A new study has revealed that children of displaced families from Hurricanes Katrina and Rita have serious health and mental ailments. The report, released by the New York-based Children’s Health Fund, reviewed medical records of 261 children who lived in a federally-funded Baton Rouge trailer park until early summer. This is the first in-depth review of children’s medical and mental health after the catastrophic storms in 2005 that displaced thousands of families throughout the Gulf Coast.
After Katrina, the Children’s Health Fund, a non-profit group that provides health care to children, dispatched mobile clinics across the Gulf Coast, including one outside Renaissance Village in Baton Rouge, then the largest Federal Emergency Management Agency trailer park in the region. The Children’s Health Fund used medical data gathered from that clinic to conduct the survey, according to Irwin Redlener, president of the group and the study’s author. One of the most alarming findings: 41% of children younger than four were diagnosed with iron-deficiency anemia, more than double the rate of children living in New York City homeless shelters. This appears to be a very big problem that has not been focused on at all in the Gulf Coast.
Dr. Heidi Sinclair, a Baton Rouge pediatrician who helped run the Children’s Health Fund clinic there, says she saw disturbingly high rates of respiratory problems and skin rashes among children. Dr. Sinclair said that when she began testing for iron-deficiency ‘ a condition that can lead to fatigue, attention-deficit disorder and skin ailments ‘ she thought the machines used to test were malfunctioning because the rates were so consistently high.
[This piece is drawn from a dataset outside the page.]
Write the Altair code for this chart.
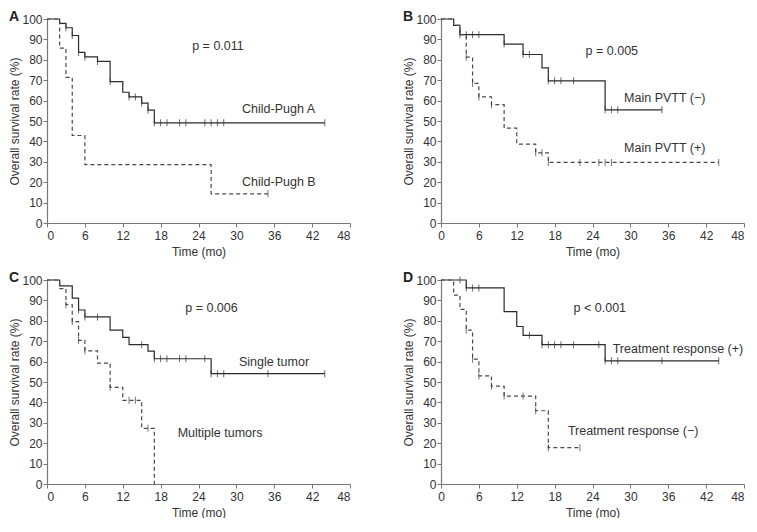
import altair as alt
import pandas as pd

# ---------------- data ----------------
x_ticks = [0, 6, 12, 18, 24, 30, 36, 42, 48]
y_ticks = [0, 10, 20, 30, 40, 50, 60, 70, 80, 90, 100]

# Panel A
A_solid_t = [0, 2, 3, 4, 5, 6, 8, 10, 12, 13, 15, 16, 17, 44]
A_solid_s = [100, 97.9, 95.7, 91.9, 83.6, 81.4, 79.2, 69.3, 64.1, 61.8, 58.8, 55.3, 49.1, 49.1]
A_solid_c = [3, 4, 5, 6, 8, 10, 13, 14, 15, 16, 17, 18, 19, 21, 22, 25, 26, 27, 28, 44]
A_dash_t = [0, 2, 3, 4, 6, 26, 35]
A_dash_s = [100, 85.7, 71.4, 42.9, 28.6, 14.3, 14.3]
A_dash_c = [35]

# Panel B
B_solid_t = [0, 2, 3, 10, 13, 16, 17, 26, 35]
B_solid_s = [100, 96.9, 92.3, 87.7, 82.6, 76.0, 69.7, 55.5, 55.5]
B_solid_c = [3, 4, 5, 6, 10, 13, 14, 17, 18, 19, 21, 26, 27, 28, 35]
B_dash_t = [0, 2, 3, 4, 5, 6, 8, 10, 12, 15, 17, 44]
B_dash_s = [100, 96.9, 92.3, 81.3, 68.4, 61.8, 58.0, 46.5, 38.7, 34.4, 29.7, 29.7]
B_dash_c = [4, 5, 6, 8, 15, 16, 17, 22, 25, 26, 27, 44]

# Panel C
C_solid_t = [0, 2, 4, 5, 6, 10, 12, 13, 16, 17, 26, 44]
C_solid_s = [100, 97.1, 91.1, 85.3, 81.9, 75.4, 71.9, 68.3, 65.1, 61.4, 54.1, 54.1]
C_solid_c = [5, 6, 8, 15, 17, 18, 19, 21, 22, 25, 26, 27, 28, 35, 44]
C_dash_t = [0, 2, 3, 4, 5, 6, 8, 10, 12, 15, 17]
C_dash_s = [100, 95.8, 87.9, 79.6, 70.4, 65.3, 59.3, 47.4, 41.0, 27.3, 0]
C_dash_c = [3, 4, 5, 6, 10, 13, 14, 16]

# Panel D
D_solid_t = [0, 4, 10, 12, 13, 16, 26, 44]
D_solid_s = [100, 96.1, 84.5, 77.2, 72.9, 68.3, 60.4, 60.4]
D_solid_c = [3, 4, 5, 6, 14, 16, 17, 18, 19, 21, 25, 26, 27, 28, 35, 44]
D_dash_t = [0, 2, 3, 4, 5, 6, 8, 10, 15, 17, 22]
D_dash_s = [100, 92.6, 85.6, 75.4, 61.2, 53.0, 48.0, 43.1, 35.9, 17.8, 17.8]
D_dash_c = [4, 5, 6, 8, 10, 13, 15, 17, 22]

# annotations: (text, time, survival)
A_notes = [("p = 0.011", 23, 87), ("Child-Pugh A", 30.9, 56), ("Child-Pugh B", 30.9, 20.3)]
B_notes = [("p = 0.005", 22.9, 84.5), ("Main PVTT (\u2212)", 29, 61.3), ("Main PVTT (+)", 29, 36.7)]
C_notes = [("p = 0.006", 21.9, 86.2), ("Single tumor", 30.4, 60), ("Multiple tumors", 20.7, 25)]
D_notes = [("p < 0.001", 21, 86.2), ("Treatment response (+)", 27.2, 66.2),
           ("Treatment response (\u2212)", 20.1, 25.9)]

FONT = "Liberation Sans"
W, H = 303, 204


def step_value(ts, ss, t):
    v = ss[0]
    for ti, si in zip(ts, ss):
        if ti <= t:
            v = si
    return v


def panel(letter, st, ss, sc, dt, ds, dc, notes, right=False):
    xs = alt.Scale(domain=[0, 48], nice=False)
    ys = alt.Scale(domain=[0, 100], nice=False)
    xax_kw = dict(values=x_ticks, tickCount=len(x_ticks), title="Time (mo)",
                  labelOverlap=False, labelPadding=3, titlePadding=5)
    if right:
        xax_kw["labelAlign"] = {"condition": {"test": "datum.value == 48", "value": "right"},
                                "value": "center"}
    xax = alt.Axis(**xax_kw)
    yax = alt.Axis(values=y_ticks, tickCount=len(y_ticks), title="Overall survival rate (%)",
                   labelOverlap=False, labelPadding=1, titleX=-26, titleY=H / 2,
                   titleBaseline="bottom")

    solid = pd.DataFrame({"t": st, "s": ss})
    dash = pd.DataFrame({"t": dt, "s": ds})
    solid_c = pd.DataFrame({"t": sc, "s": [step_value(st, ss, t) for t in sc]})
    dash_c = pd.DataFrame({"t": dc, "s": [step_value(dt, ds, t) for t in dc]})
    notes_df = pd.DataFrame(notes, columns=["label", "t", "s"])

    base_x = alt.X("t:Q", scale=xs, axis=xax)
    base_y = alt.Y("s:Q", scale=ys, axis=yax)

    l1 = alt.Chart(solid).mark_line(interpolate="step-after", color="#2b2b2b",
                                    strokeWidth=1.2).encode(x=base_x, y=base_y)
    l2 = alt.Chart(dash).mark_line(interpolate="step-after", color="#4a4a4a",
                                   strokeWidth=1.2, strokeDash=[4, 3]).encode(x=base_x, y=base_y)
    c1 = alt.Chart(solid_c).mark_tick(orient="vertical", size=7, thickness=1,
                                      color="#2b2b2b").encode(x=base_x, y=base_y)
    c2 = alt.Chart(dash_c).mark_tick(orient="vertical", size=7, thickness=1,
                                     color="#3a3a3a").encode(x=base_x, y=base_y)
    txt = alt.Chart(notes_df).mark_text(align="left", baseline="middle", font=FONT,
                                        fontSize=12.5, color="#333333").encode(
        x=alt.X("t:Q", scale=xs, axis=xax), y=alt.Y("s:Q", scale=ys, axis=yax),
        text="label:N")
    let = alt.Chart(pd.DataFrame({"l": [letter]})).mark_text(
        align="left", baseline="top", font=FONT, fontSize=14,
        fontWeight="bold", color="#222222").encode(
        text="l:N", x=alt.value(-38), y=alt.value(-9))
    return alt.layer(l1, l2, c1, c2, txt, let).properties(width=W, height=H)


A = panel("A", A_solid_t, A_solid_s, A_solid_c, A_dash_t, A_dash_s, A_dash_c, A_notes)
B = panel("B", B_solid_t, B_solid_s, B_solid_c, B_dash_t, B_dash_s, B_dash_c, B_notes, True)
C = panel("C", C_solid_t, C_solid_s, C_solid_c, C_dash_t, C_dash_s, C_dash_c, C_notes)
D = panel("D", D_solid_t, D_solid_s, D_solid_c, D_dash_t, D_dash_s, D_dash_c, D_notes, True)

chart = alt.vconcat(
    alt.hconcat(A, B, spacing=51),
    alt.hconcat(C, D, spacing=51),
    spacing=14,
).properties(padding={"left": 0, "top": 2, "right": 0, "bottom": 0}).configure_view(
    stroke=None
).configure_axis(
    grid=False, labelFont=FONT, titleFont=FONT, labelFontSize=12, titleFontSize=12,
    titleFontWeight="normal", labelColor="#333333", titleColor="#333333",
    domainColor="#777777", tickColor="#777777", tickSize=4,
    domainWidth=1.2,
)

chart.save("out.html", embed_options={"renderer": "svg", "actions": False})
She says, “the main problem is there’s been such a lack of stability.” This year, the Centers for Disease Control and Prevention said it would launch a long-term study of children who resided in federally-issued trailers and mobile homes in Louisiana and Mississippi, hundreds of which were found to have high levels of toxins, such as formaldehyde.
After Renaissance Village was emptied this summer, the children and their families relocated to permanent or other temporary housing. There are still at least 9,300 families in trailers and 1,600 in hotel rooms across the Gulf Coast, according to FEMA. It’s said that the children in the Children’s Health Fund study are probably some of the sickest of the estimated 30,000 children living in trailers and temporary housing in the region. Many other displaced children could experience similar symptoms. There is no telling how many children have been affected. Many of the children have not been seen by a doctor or been tested.